**YOUR INSTRUCTIONS**
Pictures excluded, return the lines below from the first through the line holding "ctx.fillText('Hubble Constant Measurements".

## start

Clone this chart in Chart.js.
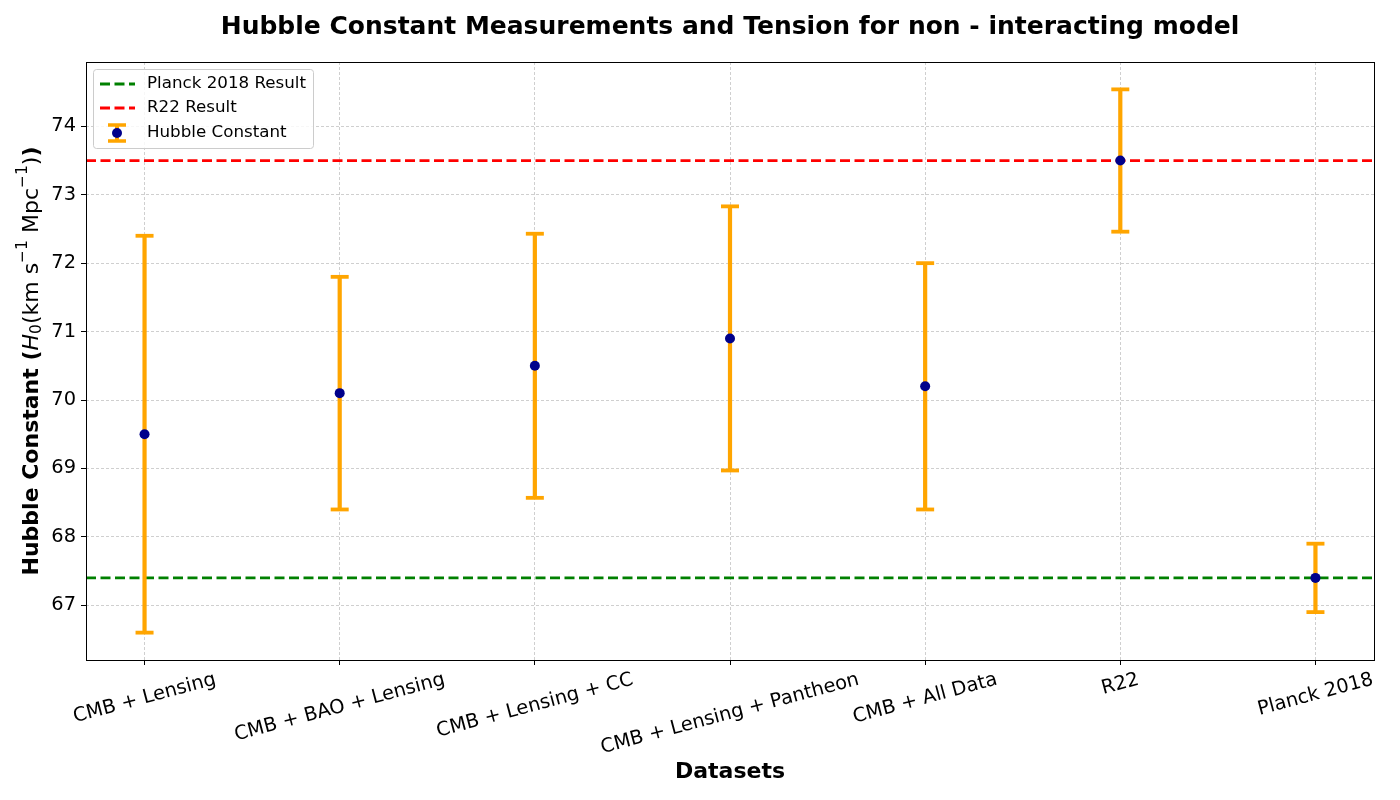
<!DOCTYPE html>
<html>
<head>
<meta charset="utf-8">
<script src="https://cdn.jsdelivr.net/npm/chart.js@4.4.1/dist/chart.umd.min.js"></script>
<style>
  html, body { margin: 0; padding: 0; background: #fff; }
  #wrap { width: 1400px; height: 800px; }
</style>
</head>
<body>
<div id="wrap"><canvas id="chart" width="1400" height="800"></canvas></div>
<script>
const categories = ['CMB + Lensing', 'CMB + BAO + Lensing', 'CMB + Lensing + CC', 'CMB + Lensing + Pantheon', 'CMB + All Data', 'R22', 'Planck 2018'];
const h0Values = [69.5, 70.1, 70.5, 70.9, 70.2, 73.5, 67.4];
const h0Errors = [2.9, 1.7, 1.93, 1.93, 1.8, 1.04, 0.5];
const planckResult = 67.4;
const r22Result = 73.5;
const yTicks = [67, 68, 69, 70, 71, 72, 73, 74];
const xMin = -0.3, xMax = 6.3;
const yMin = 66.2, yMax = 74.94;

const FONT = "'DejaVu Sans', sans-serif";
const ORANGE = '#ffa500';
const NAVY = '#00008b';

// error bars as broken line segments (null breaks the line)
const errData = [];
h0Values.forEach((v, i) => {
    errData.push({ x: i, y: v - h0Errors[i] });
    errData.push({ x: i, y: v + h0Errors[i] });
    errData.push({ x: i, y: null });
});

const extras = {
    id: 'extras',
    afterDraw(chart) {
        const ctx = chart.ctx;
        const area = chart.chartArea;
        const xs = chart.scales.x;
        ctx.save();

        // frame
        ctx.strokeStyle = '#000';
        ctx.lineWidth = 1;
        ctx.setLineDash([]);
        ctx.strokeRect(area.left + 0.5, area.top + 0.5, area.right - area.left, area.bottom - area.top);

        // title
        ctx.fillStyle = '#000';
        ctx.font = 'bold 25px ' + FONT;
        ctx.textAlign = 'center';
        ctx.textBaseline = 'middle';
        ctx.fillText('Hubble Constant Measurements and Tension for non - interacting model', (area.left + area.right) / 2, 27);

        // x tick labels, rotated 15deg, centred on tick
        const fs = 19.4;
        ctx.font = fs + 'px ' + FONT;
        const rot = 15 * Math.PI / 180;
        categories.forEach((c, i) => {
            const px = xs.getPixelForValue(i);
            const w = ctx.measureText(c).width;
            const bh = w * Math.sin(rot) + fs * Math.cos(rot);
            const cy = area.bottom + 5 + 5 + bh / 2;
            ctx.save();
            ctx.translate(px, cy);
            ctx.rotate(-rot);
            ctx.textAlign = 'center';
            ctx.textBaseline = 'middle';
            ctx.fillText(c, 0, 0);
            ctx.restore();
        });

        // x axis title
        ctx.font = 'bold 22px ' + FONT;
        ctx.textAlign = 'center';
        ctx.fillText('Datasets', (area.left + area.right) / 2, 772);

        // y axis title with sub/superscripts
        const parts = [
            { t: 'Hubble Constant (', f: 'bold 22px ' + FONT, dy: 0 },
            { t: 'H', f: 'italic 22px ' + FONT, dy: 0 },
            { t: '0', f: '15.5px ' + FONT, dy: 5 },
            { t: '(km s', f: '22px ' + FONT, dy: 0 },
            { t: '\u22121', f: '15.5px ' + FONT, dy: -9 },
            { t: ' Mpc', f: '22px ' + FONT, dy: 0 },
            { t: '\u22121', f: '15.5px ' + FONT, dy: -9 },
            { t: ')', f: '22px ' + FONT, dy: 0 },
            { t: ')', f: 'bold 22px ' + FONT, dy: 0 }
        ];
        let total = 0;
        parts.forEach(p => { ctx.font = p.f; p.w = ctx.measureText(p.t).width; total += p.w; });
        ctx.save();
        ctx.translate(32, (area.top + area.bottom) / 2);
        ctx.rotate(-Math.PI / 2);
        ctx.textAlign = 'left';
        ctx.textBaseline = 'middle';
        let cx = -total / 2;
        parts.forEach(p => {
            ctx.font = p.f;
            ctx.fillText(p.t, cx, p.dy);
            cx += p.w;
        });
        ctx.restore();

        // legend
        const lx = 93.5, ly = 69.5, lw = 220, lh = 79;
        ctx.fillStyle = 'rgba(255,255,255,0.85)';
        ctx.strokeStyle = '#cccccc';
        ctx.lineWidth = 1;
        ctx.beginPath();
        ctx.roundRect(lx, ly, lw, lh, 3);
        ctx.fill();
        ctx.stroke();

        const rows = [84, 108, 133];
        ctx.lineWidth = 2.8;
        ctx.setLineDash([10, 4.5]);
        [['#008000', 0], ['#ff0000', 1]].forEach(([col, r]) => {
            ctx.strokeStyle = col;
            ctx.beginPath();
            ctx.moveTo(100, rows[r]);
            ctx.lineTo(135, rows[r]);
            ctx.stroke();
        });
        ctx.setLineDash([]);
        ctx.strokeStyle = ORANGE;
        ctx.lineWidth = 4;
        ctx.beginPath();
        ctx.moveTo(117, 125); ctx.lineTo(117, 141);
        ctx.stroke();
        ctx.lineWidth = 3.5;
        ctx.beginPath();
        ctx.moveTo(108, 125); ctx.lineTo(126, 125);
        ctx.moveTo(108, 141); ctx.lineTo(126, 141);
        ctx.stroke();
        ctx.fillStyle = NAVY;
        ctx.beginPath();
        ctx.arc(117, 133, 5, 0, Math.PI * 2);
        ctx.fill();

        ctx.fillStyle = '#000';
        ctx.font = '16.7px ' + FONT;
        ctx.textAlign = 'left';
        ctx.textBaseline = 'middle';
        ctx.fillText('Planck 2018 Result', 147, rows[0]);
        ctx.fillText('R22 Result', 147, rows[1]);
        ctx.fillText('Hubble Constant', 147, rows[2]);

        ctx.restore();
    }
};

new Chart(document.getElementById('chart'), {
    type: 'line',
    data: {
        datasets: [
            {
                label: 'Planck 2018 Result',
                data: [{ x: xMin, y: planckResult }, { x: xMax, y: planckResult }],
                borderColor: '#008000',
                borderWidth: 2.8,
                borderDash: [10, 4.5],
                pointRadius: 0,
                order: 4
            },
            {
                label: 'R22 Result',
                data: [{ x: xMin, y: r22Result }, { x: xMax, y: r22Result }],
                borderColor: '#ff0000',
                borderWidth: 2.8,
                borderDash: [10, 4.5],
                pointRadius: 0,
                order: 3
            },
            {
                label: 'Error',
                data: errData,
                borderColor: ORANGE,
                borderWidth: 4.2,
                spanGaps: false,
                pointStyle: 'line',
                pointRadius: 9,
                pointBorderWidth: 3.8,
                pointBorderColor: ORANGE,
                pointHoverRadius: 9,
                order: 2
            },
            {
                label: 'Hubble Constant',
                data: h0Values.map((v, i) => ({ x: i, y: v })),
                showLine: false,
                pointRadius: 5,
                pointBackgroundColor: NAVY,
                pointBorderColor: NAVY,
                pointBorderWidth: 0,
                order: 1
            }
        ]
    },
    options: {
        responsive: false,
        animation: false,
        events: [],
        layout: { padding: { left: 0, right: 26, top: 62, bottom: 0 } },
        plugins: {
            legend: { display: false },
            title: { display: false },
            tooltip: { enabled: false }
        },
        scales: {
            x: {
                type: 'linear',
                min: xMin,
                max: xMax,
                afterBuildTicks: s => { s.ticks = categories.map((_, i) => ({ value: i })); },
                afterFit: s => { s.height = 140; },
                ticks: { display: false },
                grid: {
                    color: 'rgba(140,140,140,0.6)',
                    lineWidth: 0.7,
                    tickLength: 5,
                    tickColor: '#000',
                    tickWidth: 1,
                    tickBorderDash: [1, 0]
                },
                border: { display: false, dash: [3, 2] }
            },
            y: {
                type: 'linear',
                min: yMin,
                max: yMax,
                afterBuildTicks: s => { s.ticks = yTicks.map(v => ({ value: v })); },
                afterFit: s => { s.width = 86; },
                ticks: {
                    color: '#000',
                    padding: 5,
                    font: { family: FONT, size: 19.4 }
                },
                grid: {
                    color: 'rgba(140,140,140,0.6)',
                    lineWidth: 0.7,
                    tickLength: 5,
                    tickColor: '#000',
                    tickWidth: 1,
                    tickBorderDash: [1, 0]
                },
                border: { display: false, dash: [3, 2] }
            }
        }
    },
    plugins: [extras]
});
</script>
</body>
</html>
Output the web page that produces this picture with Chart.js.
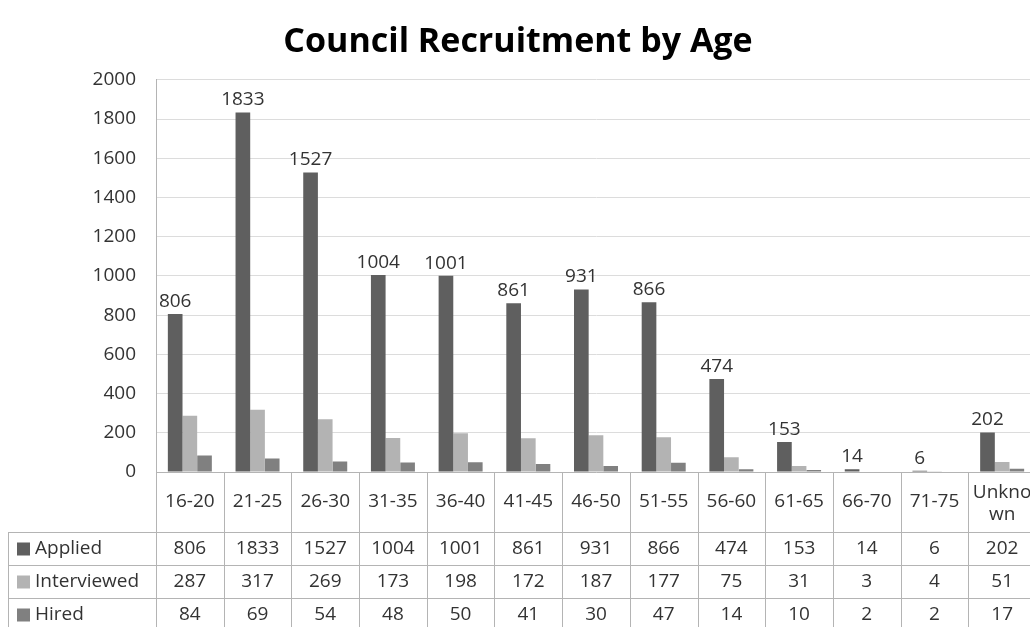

## end

**SOLUTION BELOW**
Clone this chart in Chart.js.
<!DOCTYPE html>
<html>
<head>
<meta charset="utf-8">
<script src="https://cdn.jsdelivr.net/npm/chart.js@4.4.1/dist/chart.umd.min.js"></script>
<style>
  html, body { margin: 0; padding: 0; background: #fff; }
  #wrap { width: 1400px; height: 800px; }
</style>
</head>
<body>
<div id="wrap"><canvas id="chart" width="1400" height="800"></canvas></div>
<script>
const categories = ['CMB + Lensing', 'CMB + BAO + Lensing', 'CMB + Lensing + CC', 'CMB + Lensing + Pantheon', 'CMB + All Data', 'R22', 'Planck 2018'];
const h0Values = [69.5, 70.1, 70.5, 70.9, 70.2, 73.5, 67.4];
const h0Errors = [2.9, 1.7, 1.93, 1.93, 1.8, 1.04, 0.5];
const planckResult = 67.4;
const r22Result = 73.5;
const yTicks = [67, 68, 69, 70, 71, 72, 73, 74];
const xMin = -0.3, xMax = 6.3;
const yMin = 66.2, yMax = 74.94;

const FONT = "'DejaVu Sans', sans-serif";
const ORANGE = '#ffa500';
const NAVY = '#00008b';

// error bars as broken line segments (null breaks the line)
const errData = [];
h0Values.forEach((v, i) => {
    errData.push({ x: i, y: v - h0Errors[i] });
    errData.push({ x: i, y: v + h0Errors[i] });
    errData.push({ x: i, y: null });
});

const extras = {
    id: 'extras',
    afterDraw(chart) {
        const ctx = chart.ctx;
        const area = chart.chartArea;
        const xs = chart.scales.x;
        ctx.save();

        // frame
        ctx.strokeStyle = '#000';
        ctx.lineWidth = 1;
        ctx.setLineDash([]);
        ctx.strokeRect(area.left + 0.5, area.top + 0.5, area.right - area.left, area.bottom - area.top);

        // title
        ctx.fillStyle = '#000';
        ctx.font = 'bold 25px ' + FONT;
        ctx.textAlign = 'center';
        ctx.textBaseline = 'middle';
        ctx.fillText('Hubble Constant Measurements and Tension for non - interacting model', (area.left + area.right) / 2, 27);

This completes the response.